Increases in scores for both White and Black students did not affect the gap between the scores of these students. The gap in 2009 was not significantly different from the gap in 2007 or the gap in 1992. Scores were up 6 points for White students since the first assessment and up 9 points for Black students.
The grade 8 White-Hispanic score gap also did not change significantly from 2007 or 1992 to 2009, although scores for both groups have increased. Scores for Hispanic students have increased by 8 points since the first assessment.
The gender gap in 2009 was not significantly different from the gap in 2007 but was smaller than the gap in 1992. The average score for female eighth-graders in 2009 was not significantly different from either 2007 or 1992. The score for male students, however, was up by about 1 point since 2007 and by about 5 points since 1992.
When we look at results by eligibility for the National School Lunch Program, we see that the score for students who were eligible for free lunches was higher in 2009 than in either 2007 or 2003. The same is true for the "not eligible" students. At grade 8, about 33 percent of students were eligible for free lunches, while about 6 percent were eligible for reduced-price lunches and about 54 percent were not eligible. Information on the eligibility status of about 7 percent of students was not available.
Viewed by type of school, the score for public school students in 2009 was higher than in 1992 or 2007. There was no change in average scores of private school students overall, but the average score for Catholic school students increased by 6 points as compared to 1992.
At the state level, grade 8 reading scores increased since 2007 in 9 states, while no state saw a decrease. Scores increased for Hawaii, New Mexico, Utah, Florida, Alabama, Missouri, Kentucky, Pennsylvania, and Connecticut. Kentucky was the only state with increases at both grades.
An example of a reading passage from the grade 8 assessment, shown in the Report Card, is "Alligator Poem" by Mary Oliver. The poem describes an unpleasant encounter with one of America's largest reptiles. One of the questions that followed "Alligator Poem" asked students to "describe what happens to the speaker of the poem and explain what this experience makes the speaker realize." This two-part constructed-response question required them to both integrate and interpret the information given in the poem.

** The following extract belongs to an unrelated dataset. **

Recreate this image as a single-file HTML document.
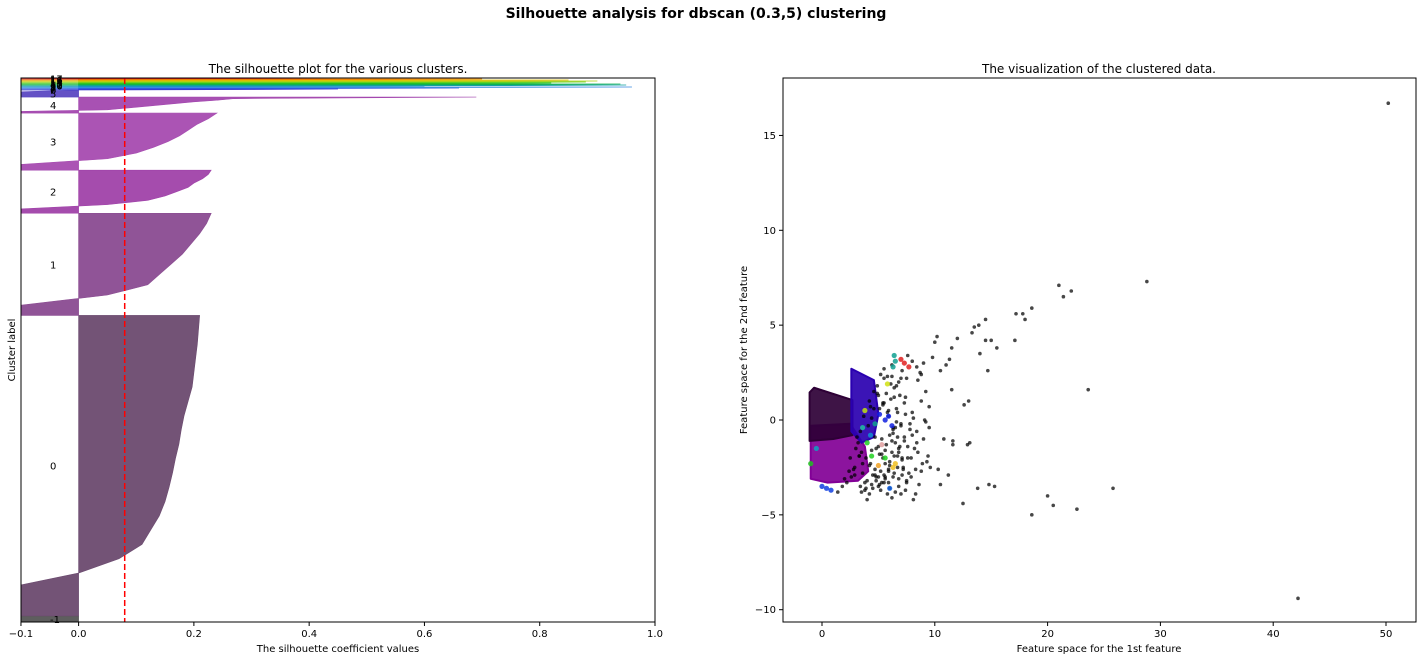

Student responses to this question could receive one of four ratings—"extensive," "essential," "partial," and "unsatisfactory." An "extensive" answer would give a complete description of what happened to the speaker and a complete description of what the speaker realized on the basis of her experience. About 16 percent of students received an "extensive" rating. An "essential" answer would give one complete and one incomplete description. About 20 percent of eighth-graders received this rating. An example of an "extensive" answer as well as an "essential" response is shown in the report. A "partial" answer would either describe something that happened in the poem or provide text-based generalizations about the speaker. An "unsatisfactory" answer would give only incorrect information or irrelevant details. About half the students received a "partial" rating, while 7 percent received an "unsatisfactory" rating.
For More Information
There is much more information in the 2009 Reading Report Card. In addition, the website http://nationsreportcard.gov contains extensive information on the performance of students in each state, access to released assessment questions through NAEP's enhanced Questions Center, as well as access to the NAEP Data Explorer, our online data analysis tool. There is also a link to the 2009 Reading Framework.
In closing, I would like to thank all the students and schools who participated in these assessments.